City officials tried to restore a sense of normality as primary and secondary school classes resumed. Workers began cleaning up debris blocking a major road tunnel, but it was unclear when it would reopen.
Officials warned protesters not to disrupt elections scheduled for the weekend.
A small group of protesters refused to leave Hong Kong Polytechnic University, the remnants of hundreds who took over the campus for several days. They will not leave because they would face arrest, and police have set up a cordon around the area to prevent anyone from escaping.
Since a police siege of the campus began on Sunday, police have arrested 700 people who left to surrender, while 300 minors were allowed to go home but may still face prosecution, Chief Superintendent Ricky Ho told reporters.
Among those arrested were people involved in an apparent escape attempt through a sewer. Mr Ho said officers saw four people remove a manhole cover and lower a rope into the drain to help two others climb out. He said all were arrested but did not give further details.
It is unclear how many protesters remain on campus, but they appear to number fewer than 100. About two dozen scrounged through supplies in the cafeteria looking for food in the morning.
One protester, who spoke on condition of anonymity, remained adamant, saying: “I think if you go out and surrender, it just shows you agree with what the police and that government are doing or have given up the fight.”
Television footage showed long queues at some stations because of train delays. A few stations remained shut by damage from earlier protests.
A group of protesters, joined by pupils in uniform, blocked traffic at one junction.

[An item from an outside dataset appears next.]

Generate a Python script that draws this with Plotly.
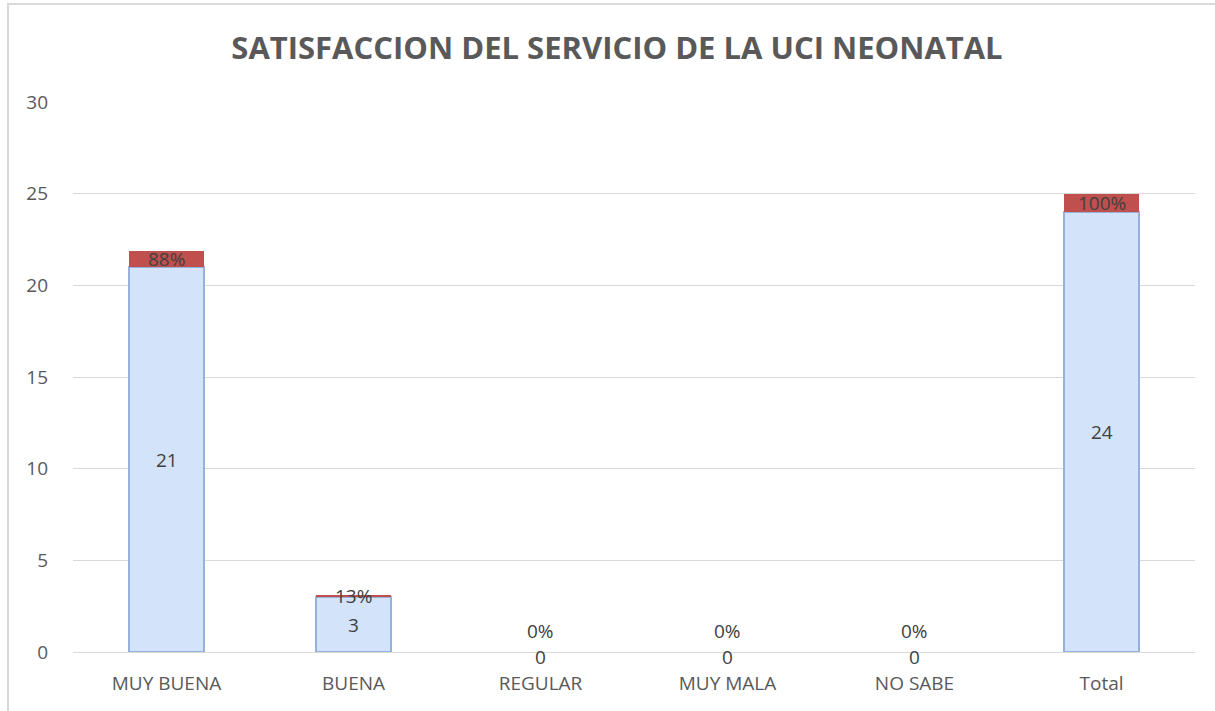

Others in the area argued with them, removing some of the metal barriers that protesters carried into the street.
Even as the latest violence wound down, a fundamental divide suggested the protests in the former British colony are far from over.
Office workers joined protesters at lunchtime in the central business district to show support for the movement, as they have every day since last week.
Hong Kong’s protests began in June over an extradition bill that would have allowed suspects to be sent to China to face trial. Opponents saw it as a threat to the “one country, two systems” framework that gives Hong Kong its relative autonomy.
The bill has been withdrawn, but protesters now demand fully democratic elections and an independent investigation into police actions in suppressing the protests. City leaders have rejected these demands and said violence must stop before meaningful dialogue can begin.